“Hraparak” says Armenia’s main political parties are toughening their rhetoric ahead of the May 5 local elections in Yerevan. The paper claims that none of them has managed to attract a large following to score a landslide victory. It also thinks that the average voter in the city is “quite indifferent to the elections.” The elections will be won by “the political force that will succeed in getting voters to go to polling stations.” “Whether it will do that by force or through money or deceit is another question that will be answered on polling day,” it says.
“Zhamanak” says that as election day approaches the public is becoming increasingly interested in possible post-election developments. “What will happen after May 5?” asks the paper. “This question preoccupies many people, especially those who expect serious changes in the public, political, social and cultural life and in that regard pin no hopes on the current authorities. They make up the majority of Armenia’s population.”

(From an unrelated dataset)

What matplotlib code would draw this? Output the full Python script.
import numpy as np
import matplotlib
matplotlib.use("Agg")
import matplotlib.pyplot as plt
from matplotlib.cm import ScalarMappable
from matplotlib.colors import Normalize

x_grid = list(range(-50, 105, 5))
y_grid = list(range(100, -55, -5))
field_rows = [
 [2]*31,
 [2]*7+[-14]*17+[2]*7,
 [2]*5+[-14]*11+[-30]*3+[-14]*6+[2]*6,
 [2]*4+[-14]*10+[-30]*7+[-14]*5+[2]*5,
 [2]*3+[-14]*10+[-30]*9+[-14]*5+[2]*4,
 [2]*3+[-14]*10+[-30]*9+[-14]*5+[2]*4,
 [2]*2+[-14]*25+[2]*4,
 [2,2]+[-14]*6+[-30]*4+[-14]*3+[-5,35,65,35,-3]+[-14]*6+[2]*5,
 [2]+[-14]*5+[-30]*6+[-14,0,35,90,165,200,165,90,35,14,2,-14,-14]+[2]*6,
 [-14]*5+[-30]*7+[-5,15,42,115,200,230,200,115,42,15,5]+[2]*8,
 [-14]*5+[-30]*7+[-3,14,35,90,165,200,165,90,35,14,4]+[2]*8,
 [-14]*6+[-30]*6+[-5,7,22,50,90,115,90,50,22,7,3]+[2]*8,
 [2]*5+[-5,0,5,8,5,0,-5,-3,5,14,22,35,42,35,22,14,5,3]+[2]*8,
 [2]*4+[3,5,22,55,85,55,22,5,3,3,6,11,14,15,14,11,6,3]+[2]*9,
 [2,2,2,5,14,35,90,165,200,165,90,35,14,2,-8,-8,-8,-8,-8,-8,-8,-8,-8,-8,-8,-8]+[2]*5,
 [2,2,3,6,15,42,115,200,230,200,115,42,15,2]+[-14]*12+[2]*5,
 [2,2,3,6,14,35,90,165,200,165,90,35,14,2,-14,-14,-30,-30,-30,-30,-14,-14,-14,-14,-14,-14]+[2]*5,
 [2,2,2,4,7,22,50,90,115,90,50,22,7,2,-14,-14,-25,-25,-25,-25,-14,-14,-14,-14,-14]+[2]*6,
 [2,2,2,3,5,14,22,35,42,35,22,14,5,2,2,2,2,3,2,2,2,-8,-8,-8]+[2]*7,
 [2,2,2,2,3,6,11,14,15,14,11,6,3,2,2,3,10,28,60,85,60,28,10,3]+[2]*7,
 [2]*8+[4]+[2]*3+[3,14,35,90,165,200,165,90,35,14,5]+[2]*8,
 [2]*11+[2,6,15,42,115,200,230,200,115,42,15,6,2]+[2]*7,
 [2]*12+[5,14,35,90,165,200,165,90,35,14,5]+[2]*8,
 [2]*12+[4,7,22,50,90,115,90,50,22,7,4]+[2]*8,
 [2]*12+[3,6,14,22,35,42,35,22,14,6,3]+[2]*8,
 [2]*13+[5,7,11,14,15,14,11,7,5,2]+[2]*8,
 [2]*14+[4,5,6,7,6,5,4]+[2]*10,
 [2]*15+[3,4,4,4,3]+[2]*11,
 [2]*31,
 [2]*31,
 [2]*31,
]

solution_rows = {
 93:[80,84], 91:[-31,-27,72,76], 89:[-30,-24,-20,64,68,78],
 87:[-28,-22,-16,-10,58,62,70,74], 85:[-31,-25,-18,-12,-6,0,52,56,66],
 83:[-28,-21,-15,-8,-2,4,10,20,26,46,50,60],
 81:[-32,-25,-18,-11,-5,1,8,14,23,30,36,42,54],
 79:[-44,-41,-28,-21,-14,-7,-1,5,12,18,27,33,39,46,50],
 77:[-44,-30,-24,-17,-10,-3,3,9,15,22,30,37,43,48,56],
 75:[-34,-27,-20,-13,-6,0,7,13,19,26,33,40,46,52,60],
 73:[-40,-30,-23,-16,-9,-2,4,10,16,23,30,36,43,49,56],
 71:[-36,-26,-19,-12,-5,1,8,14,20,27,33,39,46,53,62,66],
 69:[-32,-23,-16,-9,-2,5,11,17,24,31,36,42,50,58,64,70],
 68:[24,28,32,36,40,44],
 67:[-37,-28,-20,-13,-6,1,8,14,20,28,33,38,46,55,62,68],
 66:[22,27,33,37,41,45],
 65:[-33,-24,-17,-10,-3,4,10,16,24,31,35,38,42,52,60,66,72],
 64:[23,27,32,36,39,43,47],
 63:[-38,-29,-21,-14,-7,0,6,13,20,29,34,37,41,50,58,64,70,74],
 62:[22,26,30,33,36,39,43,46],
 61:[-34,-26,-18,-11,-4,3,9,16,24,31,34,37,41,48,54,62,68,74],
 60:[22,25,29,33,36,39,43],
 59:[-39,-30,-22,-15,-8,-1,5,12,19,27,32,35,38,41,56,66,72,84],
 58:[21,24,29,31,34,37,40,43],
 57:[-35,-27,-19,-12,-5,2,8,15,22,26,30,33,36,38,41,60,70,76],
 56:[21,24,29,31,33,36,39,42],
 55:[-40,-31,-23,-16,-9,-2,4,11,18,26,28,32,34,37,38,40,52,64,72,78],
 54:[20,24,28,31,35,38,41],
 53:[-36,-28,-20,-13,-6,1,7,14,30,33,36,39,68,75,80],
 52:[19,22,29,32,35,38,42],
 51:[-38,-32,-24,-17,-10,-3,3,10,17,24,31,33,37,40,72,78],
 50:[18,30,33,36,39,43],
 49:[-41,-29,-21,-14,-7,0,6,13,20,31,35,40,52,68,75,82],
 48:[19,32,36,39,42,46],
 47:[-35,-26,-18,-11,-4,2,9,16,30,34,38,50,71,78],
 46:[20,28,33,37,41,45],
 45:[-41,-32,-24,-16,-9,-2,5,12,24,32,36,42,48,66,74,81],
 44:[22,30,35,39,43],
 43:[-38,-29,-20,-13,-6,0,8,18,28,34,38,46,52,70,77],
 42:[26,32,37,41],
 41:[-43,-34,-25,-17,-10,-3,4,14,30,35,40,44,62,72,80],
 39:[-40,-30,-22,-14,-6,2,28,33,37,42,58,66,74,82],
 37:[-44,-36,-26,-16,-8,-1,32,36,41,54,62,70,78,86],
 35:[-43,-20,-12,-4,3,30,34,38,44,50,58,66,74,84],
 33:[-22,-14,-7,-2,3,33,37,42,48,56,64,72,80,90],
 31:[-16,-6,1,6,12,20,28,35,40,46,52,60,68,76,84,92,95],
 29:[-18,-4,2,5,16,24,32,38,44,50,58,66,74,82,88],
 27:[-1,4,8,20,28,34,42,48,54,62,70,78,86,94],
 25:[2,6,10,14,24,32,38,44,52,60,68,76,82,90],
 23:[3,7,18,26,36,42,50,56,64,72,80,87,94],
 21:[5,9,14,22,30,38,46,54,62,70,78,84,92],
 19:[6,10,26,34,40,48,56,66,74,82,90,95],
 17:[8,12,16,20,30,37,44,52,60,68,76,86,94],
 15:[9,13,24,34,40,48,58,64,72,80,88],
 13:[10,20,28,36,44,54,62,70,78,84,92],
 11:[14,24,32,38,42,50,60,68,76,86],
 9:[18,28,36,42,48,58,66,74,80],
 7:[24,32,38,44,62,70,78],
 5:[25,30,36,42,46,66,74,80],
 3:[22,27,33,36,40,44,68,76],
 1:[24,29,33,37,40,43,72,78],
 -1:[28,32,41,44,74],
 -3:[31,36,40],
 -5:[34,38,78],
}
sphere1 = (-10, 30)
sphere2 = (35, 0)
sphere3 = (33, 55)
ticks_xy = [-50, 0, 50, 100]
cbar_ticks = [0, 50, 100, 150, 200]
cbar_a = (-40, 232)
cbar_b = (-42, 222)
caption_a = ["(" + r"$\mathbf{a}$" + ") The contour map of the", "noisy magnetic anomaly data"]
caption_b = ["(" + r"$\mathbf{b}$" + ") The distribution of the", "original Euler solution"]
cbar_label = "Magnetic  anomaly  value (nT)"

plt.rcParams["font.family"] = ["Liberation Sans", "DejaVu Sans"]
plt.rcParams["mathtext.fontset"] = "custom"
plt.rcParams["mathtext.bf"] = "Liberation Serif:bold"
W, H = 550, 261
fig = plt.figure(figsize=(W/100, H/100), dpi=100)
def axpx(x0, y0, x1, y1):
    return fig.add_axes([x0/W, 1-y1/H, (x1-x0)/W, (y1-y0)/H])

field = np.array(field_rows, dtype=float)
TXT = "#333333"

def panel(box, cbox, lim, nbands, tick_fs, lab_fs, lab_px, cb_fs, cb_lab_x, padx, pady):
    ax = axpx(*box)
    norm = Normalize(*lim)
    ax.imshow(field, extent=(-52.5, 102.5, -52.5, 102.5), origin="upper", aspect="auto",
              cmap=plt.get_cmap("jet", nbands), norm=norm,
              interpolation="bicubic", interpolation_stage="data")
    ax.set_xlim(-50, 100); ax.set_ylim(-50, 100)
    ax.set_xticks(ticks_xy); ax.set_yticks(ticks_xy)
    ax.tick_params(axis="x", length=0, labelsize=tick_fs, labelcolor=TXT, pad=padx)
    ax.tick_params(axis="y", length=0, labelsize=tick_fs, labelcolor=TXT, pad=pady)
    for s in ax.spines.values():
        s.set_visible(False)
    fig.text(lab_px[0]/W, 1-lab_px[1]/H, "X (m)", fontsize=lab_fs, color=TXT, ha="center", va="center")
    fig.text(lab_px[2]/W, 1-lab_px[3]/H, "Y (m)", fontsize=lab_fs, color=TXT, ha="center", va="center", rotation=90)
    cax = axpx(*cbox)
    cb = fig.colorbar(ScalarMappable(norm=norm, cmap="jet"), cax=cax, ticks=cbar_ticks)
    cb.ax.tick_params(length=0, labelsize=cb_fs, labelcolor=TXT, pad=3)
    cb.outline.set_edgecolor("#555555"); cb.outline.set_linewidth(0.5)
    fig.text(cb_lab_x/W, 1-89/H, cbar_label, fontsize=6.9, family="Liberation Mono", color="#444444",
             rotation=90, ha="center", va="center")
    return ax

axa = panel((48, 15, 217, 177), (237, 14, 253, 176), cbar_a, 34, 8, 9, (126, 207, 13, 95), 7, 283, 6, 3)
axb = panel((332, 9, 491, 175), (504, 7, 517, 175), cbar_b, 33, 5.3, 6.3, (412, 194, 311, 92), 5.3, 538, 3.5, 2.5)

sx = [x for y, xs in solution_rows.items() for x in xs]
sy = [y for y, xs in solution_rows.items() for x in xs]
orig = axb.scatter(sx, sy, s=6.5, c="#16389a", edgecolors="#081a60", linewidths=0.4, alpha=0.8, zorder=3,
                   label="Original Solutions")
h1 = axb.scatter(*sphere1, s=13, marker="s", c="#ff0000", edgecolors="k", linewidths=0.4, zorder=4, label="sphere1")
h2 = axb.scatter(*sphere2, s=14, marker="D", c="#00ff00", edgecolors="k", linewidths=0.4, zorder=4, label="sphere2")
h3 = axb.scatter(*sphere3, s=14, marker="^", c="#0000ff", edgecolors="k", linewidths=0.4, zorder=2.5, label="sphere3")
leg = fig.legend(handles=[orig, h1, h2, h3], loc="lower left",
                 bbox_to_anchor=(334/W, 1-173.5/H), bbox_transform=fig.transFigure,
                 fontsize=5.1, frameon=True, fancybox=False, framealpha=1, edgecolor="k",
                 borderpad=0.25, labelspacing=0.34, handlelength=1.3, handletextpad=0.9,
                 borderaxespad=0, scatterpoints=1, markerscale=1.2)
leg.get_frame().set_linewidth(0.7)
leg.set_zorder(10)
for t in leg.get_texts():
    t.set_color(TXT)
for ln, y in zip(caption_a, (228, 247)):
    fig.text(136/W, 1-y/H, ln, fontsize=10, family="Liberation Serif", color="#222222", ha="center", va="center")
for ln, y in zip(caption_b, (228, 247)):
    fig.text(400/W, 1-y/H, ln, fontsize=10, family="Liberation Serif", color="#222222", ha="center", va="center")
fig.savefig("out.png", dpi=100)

“The situation is quite simple even though it might appear at first glance that everything is extremely complicated and that it is not clear who is in opposition and who is a [government] client,” writes “Chorrord Inknishkhanutyun.” “The thing is that the elections of Yerevan’s mayor have only two components: political and socioeconomic. For the average voter, it is every easy to understand both of them.”
“Azg” says the opposition contenders are trying to politicize the elections as much as possible in order to “keep voters politically active” after the recent presidential election. The authorities are doing the opposite. “By asserting that the elections are not political, they are attempting to reduce public interest in political processes,” writes the paper. “That interest is waning even without that. As for ordinary Yerevan residents, they are participating in the elections not on the basis of ideological principles but rather in the hope of being better off. Therefore, the May 5 elections belong not to such to the people of Yerevan as the political force that will win them.”
“Orakarg” notes that workers of the troubled Nairit chemical plant who periodically hold demonstrations in Yerevan are demanding payment of their back wages from the Armenian government, rather than a private company that owns 90 percent of Nairit. The government controls only the remaining 10 percent of shares in the plant.